Sunday, August 4, 2019

I’ve Finished My Manuscript, Now What? Part 3


After compiling a list of 15-20 potential publishers that fit the type of manuscript you’ve written, trim the list to the top 5 and submit to those. Before subbing a story, always check the publisher’s/agent’s website to make sure the submission guidelines still accept unsolicited manuscripts.

Follow the guidelines exactly. Some have specific information required in the cover letter (such as, three comparable titles in the last three years) and in the number of pages to send. Some want the pages in the body of the email; others prefer an attachment. And some are specific in the information listed on the Subject line of the email. Still, others require manuscripts to be sent by the U. S. Postal Service. Each publisher is different, so check the submission guidelines carefully. 

Some editors/agents may provide comments on what does or does not work with the manuscript. Take the information and use it (if you agree) to revise the piece. Some editors/agents may suggest the changes and offer and R & R (revise and resubmit). Some may not offer the opportunity to resubmit. Don’t resubmit the manuscript unless the editor/agent requests it. Spend time revising and submit to the next 5 potential publishers on your list. By this time you may have made changes that will make the manuscript more appealing and marketable. 

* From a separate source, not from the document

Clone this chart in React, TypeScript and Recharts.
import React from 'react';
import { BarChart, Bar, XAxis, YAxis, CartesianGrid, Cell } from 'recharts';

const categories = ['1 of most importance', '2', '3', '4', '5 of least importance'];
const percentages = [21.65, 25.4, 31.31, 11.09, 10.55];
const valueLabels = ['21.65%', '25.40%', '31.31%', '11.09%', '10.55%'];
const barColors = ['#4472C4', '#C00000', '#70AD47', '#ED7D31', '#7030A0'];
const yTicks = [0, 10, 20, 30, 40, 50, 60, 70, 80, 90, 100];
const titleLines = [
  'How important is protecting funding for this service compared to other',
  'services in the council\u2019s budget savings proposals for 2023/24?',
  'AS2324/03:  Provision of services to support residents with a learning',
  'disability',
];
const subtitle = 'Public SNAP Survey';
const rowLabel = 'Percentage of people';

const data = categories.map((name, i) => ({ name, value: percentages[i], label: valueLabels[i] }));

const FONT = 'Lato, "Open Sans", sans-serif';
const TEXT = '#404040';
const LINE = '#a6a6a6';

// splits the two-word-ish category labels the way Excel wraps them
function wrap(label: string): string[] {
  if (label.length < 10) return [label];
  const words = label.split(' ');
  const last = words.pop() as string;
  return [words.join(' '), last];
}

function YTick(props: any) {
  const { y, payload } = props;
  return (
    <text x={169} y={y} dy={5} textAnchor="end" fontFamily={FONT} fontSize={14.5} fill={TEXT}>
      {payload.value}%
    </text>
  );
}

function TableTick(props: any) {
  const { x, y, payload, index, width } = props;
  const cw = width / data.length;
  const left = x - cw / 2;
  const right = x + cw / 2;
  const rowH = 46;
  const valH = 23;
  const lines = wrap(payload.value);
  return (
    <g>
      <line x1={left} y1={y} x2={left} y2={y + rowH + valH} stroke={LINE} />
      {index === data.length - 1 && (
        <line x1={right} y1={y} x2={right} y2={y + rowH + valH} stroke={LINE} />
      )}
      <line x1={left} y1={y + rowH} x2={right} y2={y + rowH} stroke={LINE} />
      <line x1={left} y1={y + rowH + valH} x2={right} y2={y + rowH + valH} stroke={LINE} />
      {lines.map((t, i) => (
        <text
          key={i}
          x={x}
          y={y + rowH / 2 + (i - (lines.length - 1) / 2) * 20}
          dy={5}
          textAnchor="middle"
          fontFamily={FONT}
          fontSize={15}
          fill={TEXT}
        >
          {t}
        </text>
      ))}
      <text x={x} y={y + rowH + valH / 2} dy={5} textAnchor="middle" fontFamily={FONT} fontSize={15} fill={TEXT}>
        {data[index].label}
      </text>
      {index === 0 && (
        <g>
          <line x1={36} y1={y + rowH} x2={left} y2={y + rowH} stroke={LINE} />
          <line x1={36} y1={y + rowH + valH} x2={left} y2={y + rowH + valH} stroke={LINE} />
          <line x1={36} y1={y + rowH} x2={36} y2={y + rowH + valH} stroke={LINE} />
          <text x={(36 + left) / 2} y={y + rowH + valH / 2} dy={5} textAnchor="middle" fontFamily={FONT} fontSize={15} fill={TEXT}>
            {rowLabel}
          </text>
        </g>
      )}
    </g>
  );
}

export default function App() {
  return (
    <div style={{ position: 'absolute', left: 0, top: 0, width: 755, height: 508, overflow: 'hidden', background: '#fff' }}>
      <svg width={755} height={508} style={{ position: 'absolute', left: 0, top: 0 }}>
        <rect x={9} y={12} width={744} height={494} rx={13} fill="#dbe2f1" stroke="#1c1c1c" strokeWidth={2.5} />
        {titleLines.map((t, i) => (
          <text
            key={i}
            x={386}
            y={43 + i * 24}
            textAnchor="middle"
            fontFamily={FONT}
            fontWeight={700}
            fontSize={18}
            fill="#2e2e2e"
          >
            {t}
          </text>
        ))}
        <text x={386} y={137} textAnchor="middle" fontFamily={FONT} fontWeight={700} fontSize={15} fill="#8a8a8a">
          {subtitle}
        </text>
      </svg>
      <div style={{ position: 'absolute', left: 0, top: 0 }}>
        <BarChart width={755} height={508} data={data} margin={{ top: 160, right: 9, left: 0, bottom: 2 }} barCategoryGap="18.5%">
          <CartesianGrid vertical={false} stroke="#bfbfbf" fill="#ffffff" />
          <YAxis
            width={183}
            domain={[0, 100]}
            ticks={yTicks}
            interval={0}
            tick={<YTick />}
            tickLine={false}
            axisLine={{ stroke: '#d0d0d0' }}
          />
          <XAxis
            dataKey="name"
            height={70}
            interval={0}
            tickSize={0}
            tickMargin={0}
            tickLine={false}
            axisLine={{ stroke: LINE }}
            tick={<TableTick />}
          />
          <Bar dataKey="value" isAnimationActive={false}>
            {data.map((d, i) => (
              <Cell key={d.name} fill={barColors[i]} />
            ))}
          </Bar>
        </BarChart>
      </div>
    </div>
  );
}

Call for Submissions for Adult Writers:

Youth Imagination is interested in creative fiction stories by teens as well as by adult authors. Make the stories awesome, inspiring and engaging. Our goal is to publish the best writing for and by teens. We particularly love stories exploring their issues, such as bullying, drugs, romance, school, parental issues, teacher issues, etc., as well as about the grit and character of teens and young adults.
We accept most genres of fiction, including modern, urban or classical fantasy, as well as sci-fi, slipstream, literary, action-adventure or suspense.

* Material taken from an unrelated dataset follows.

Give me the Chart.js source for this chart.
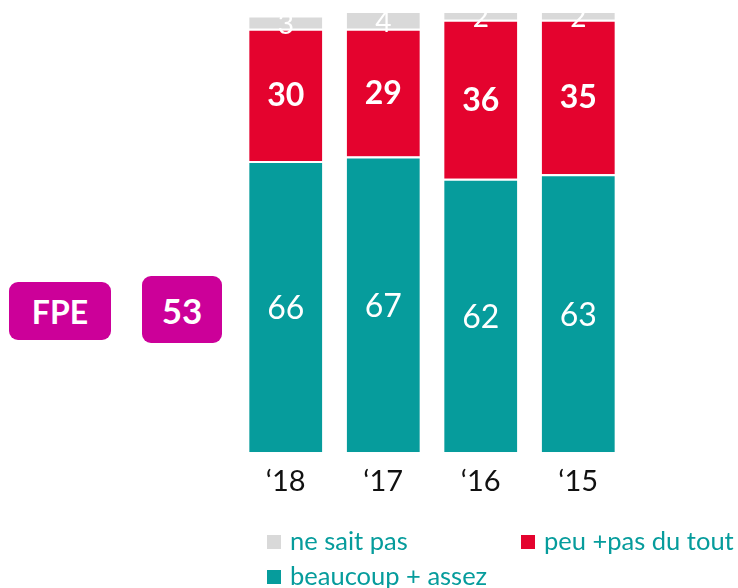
<!DOCTYPE html>
<html>
<head>
<meta charset="utf-8">
<script src="https://cdn.jsdelivr.net/npm/chart.js@4"></script>
<style>
  body { margin:0; background:#fff; width:738px; height:588px; position:relative; overflow:hidden; font-family: Lato, "Open Sans", sans-serif; }
  #wrap { position:absolute; left:0; top:0; width:738px; height:588px; }
  .tag { position:absolute; background:#CC0099; color:#fff; font-weight:bold; border-radius:9px;
         display:flex; align-items:center; justify-content:center; font-family: Lato, sans-serif; }
  .leg { position:absolute; color:#069C9C; font-size:25.5px; line-height:28px; white-space:nowrap; }
  .leg span { display:inline-block; width:14px; height:14px; margin-right:9px; vertical-align:1px; }
</style>
</head>
<body>
<div id="wrap"><canvas id="myChart" width="738" height="588"></canvas></div>
<div class="tag" style="left:9px;top:282px;width:102px;height:58px;font-size:32px;">FPE</div>
<div class="tag" style="left:142px;top:276px;width:80px;height:67px;font-size:35px;">53</div>
<div id="legend"></div>
<script>
const years = ['\u201818', '\u201817', '\u201816', '\u201815'];
const beaucoup = [66, 67, 62, 63];
const peu = [30, 29, 36, 35];
const nsp = [3, 4, 2, 2];

const teal = '#069C9C';
const red = '#E4032E';
const grey = '#D9D9D9';

// numbers written in the middle of each segment
const segLabels = {
  id: 'segLabels',
  afterDatasetsDraw(chart) {
    const ctx = chart.ctx;
    ctx.save();
    ctx.textAlign = 'center';
    ctx.textBaseline = 'middle';
    ctx.fillStyle = '#fff';
    chart.data.datasets.forEach((ds, i) => {
      const meta = chart.getDatasetMeta(i);
      ctx.font = (ds.labelBold ? 'bold ' : '') + ds.labelSize + 'px Lato, sans-serif';
      meta.data.forEach((bar, j) => {
        const y = (bar.y + bar.base) / 2 + (ds.labelShift || 0);
        ctx.fillText(ds.data[j], bar.x, y);
      });
    });
    ctx.restore();
  }
};

const ctx = document.getElementById('myChart');
new Chart(ctx, {
  type: 'bar',
  data: {
    labels: years,
    datasets: [
      { label: 'beaucoup + assez', data: beaucoup, backgroundColor: teal, labelSize: 32, labelBold: false, labelShift: 2 },
      { label: 'peu +pas du tout', data: peu, backgroundColor: red, labelSize: 32, labelBold: true, labelShift: 1 },
      { label: 'ne sait pas', data: nsp, backgroundColor: grey, labelSize: 28, labelBold: false, labelShift: 3 }
    ]
  },
  options: {
    responsive: false,
    animation: false,
    datasets: {
      bar: {
        barPercentage: 0.75,
        categoryPercentage: 1,
        borderColor: '#fff',
        borderWidth: { top: 2, bottom: 0, left: 0, right: 0 },
        borderSkipped: false
      }
    },
    layout: { padding: { left: 237, right: 111, top: 11, bottom: 85 } },
    plugins: { legend: { display: false }, tooltip: { enabled: false } },
    scales: {
      x: {
        stacked: true,
        grid: { display: false },
        border: { display: false },
        ticks: { color: '#111', font: { size: 29, family: 'Lato' }, padding: 4 }
      },
      y: {
        stacked: true,
        display: false,
        min: 0,
        max: 100
      }
    }
  },
  plugins: [segLabels]
});

// legend: two columns, as in the original
const legItems = [
  { text: 'ne sait pas', color: grey, x: 267, y: 526 },
  { text: 'peu +pas du tout', color: red, x: 521, y: 526 },
  { text: 'beaucoup + assez', color: teal, x: 267, y: 561 }
];
const legend = document.getElementById('legend');
legItems.forEach(it => {
  legend.innerHTML += `<div class="leg" style="left:${it.x}px;top:${it.y}px"><span style="background:${it.color}"></span>${it.text}</div>`;
});
</script>
</body>
</html>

Nancy Kelly Allen has written 50+ children’s books and a cookbook, SPIRIT OF KENTUCKY: BOURBON COOKBOOK. 
Comment or check out the blog at https://nancykellyallen.blogspot.com/

Sunday, July 14, 2019

I’ve Finished My Manuscript, Now What? Part 2


Finding a market for a manuscript is as labor intensive as writing it. Once the story is polished, go to your local bookstore/library and look at books in the same genre geared toward the same age group as your manuscript. Check out the publisher. Does it match those on your list? If not, add to your list. Check out the Acknowledgement Page. The editor is sometimes listed there, and sometimes at the end of the book.
Look at publishers’ catalogs. You can find them on their websites. Do the books seem to be similar to the manuscript you wrote, but different enough to not compete with books in the catalog? If you’re going the agent route, study the type of books s/he represents.

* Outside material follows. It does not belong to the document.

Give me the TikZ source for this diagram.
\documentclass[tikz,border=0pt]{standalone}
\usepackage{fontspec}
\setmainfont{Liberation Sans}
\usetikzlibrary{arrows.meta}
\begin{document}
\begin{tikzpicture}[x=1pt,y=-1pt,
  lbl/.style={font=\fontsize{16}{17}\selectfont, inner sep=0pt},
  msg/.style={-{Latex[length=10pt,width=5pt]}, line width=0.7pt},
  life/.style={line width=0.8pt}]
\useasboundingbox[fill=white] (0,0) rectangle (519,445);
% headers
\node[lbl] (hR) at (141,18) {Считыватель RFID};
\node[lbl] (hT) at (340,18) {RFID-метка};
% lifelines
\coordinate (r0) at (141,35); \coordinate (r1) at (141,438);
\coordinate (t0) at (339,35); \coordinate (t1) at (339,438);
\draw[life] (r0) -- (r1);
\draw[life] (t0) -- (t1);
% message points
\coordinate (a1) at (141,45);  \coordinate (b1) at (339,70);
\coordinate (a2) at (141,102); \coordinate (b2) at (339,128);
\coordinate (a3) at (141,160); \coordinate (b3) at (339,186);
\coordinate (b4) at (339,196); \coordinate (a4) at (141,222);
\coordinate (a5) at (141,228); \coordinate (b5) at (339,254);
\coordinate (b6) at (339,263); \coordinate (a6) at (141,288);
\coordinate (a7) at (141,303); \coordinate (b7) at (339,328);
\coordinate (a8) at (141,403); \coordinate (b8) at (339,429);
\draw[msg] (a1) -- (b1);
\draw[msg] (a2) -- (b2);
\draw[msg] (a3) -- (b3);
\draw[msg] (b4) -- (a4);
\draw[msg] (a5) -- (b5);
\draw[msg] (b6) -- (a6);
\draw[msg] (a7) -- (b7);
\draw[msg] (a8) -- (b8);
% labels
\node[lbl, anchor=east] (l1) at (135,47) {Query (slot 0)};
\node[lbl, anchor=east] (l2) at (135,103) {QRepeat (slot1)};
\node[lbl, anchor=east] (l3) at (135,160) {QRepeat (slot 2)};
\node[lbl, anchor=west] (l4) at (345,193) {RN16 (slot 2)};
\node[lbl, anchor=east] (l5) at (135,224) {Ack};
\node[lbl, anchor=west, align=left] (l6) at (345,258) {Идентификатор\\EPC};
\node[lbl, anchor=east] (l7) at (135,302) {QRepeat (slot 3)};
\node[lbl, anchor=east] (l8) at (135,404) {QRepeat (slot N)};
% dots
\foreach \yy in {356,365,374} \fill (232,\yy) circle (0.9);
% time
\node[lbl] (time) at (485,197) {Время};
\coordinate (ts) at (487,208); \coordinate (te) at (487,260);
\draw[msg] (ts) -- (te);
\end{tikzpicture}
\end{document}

At this point look at books listing editors and/or agents, and make a list of approximately 15-20 that seem to be a good fit. Turn to your trusty computer and research the editors/agents’ names. Look for interviews to determine the type of manuscripts they are interested in, the subjects they want to publish (some may state they would love to see a fiction story about a rescue animal or a specific request such as that), and whether they accept unsolicited manuscripts. 

Read industry resources. Children’s Bookshelf is free. Some editors and agents participate in MSWL (Manuscript Wish List) at http://www.manuscriptwishlist.com/.

Attend conferences and writing workshops to learn about publishers, editors, and agents. Conferences are helpful in networking with other writers and finding qualified critique partners, who are knowledgeable about writing for children.

In my next blog, I’ll continue with more tips on marketing a manuscript.

Call for Submissions for Adult Writers:

DIG (Into History) is where world history and archaeology meet for kids ages 9 to 14, though adults have been known to find it an interesting read, as well! Each issue of DIG focuses on providing comprehensive coverage of a single theme, allowing children to get in-depth information on historical topics and archaeological discoveries from writers who are experts in the field. With nearly 60 ad-free pages in each issue, DIG provides an adventurous trek through the past that will entertain and educate any young history buff or budding Indiana Jones.
Submission guidelines at http://cricketmedia.com/dig-submission-guidelines

Nancy Kelly Allen has written 50+ children’s books and a cookbook, SPIRIT OF KENTUCKY: BOURBON COOKBOOK. Check out her blog at www.nancykellyallen.com

Sunday, June 23, 2019

I’ve Finished My Manuscript, Now What? Part 1


A few times each month, beginning writers contact me asking for directions, primarily, what to do after they finish their manuscripts. First of all, congratulations are in order. Finishing a manuscript is no small task. 
My initial reaction is to advise the writers to do nothing with the manuscript for a month or so, and in the meantime, begin another writing project and find a critique partner to read the manuscript and offer feedback.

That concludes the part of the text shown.